Não dá mais para falar em tratamento químico sem olhar para os impactos ambientais e normativos. Os mesmos produtos que protegem metal podem, se mal escolhidos ou dosados, gerar:

  • Efluentes com elevada carga de fósforo, nitrogênio ou metais;
  • Subprodutos tóxicos ou persistentes no ambiente;
  • Dificuldades adicionais em estações de tratamento de efluentes.

Por outro lado, inovações em química de especialidades vêm justamente no sentido de:

  • Reduzir fósforo e metais pesados nas formulações;
  • Usar polímeros e inibidores com melhor perfil de biodegradabilidade;
  • Melhorar eficiência, permitindo menores dosagens para o mesmo resultado;
  • Facilitar a integração com sistemas de tratamento de água e efluentes já existentes.

A pergunta central passa a ser: como proteger ativos, manter a operação estável e, ao mesmo tempo, cumprir (ou superar) os requisitos legais e de ESG? Uma discussão que envolve não apenas o fornecedor de químicos, mas também a área ambiental e a gestão estratégica da empresa.

Da teoria à prática: o que revisar na sua planta hoje

Para fechar de forma objetiva, vale usar este texto como checklist inicial. Pergunte-se:

  • Quais são os três ativos mais críticos em termos de risco de corrosão?
  • Existe um programa formal de controle com metas de taxa de corrosão?
  • Os produtos usados hoje são genéricos ou formulações de especialidade desenhadas para o meu cenário?
  • Estou medindo taxa de corrosão (cupons/sondas) ou apenas reagindo a vazamentos?
  • Os dados de tratamento químico e de integridade mecânica se conversam?
  • Há oportunidades de reduzir consumo de químicos com formulações mais eficientes e melhor monitoramento?

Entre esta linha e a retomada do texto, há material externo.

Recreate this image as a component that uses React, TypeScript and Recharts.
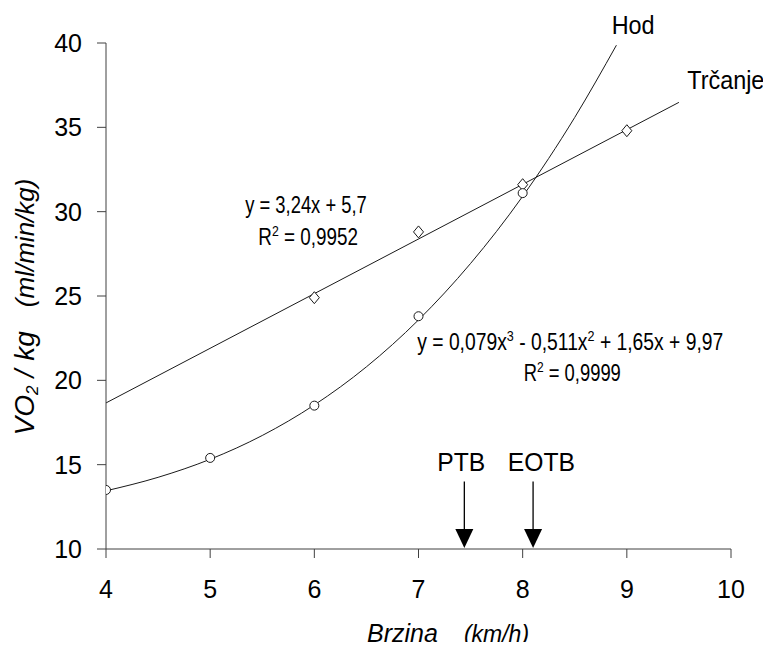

Corrosão nunca será totalmente eliminada. Mas, com uma abordagem estruturada, baseada em química de especialidades, monitoramento inteligente e boas práticas operacionais, ela pode ser controlada a ponto de deixar de ser um fator surpresa e se tornar um risco plenamente gerenciável — com ativos durando mais, menos paradas inesperadas e uma operação mais segura e sustentável.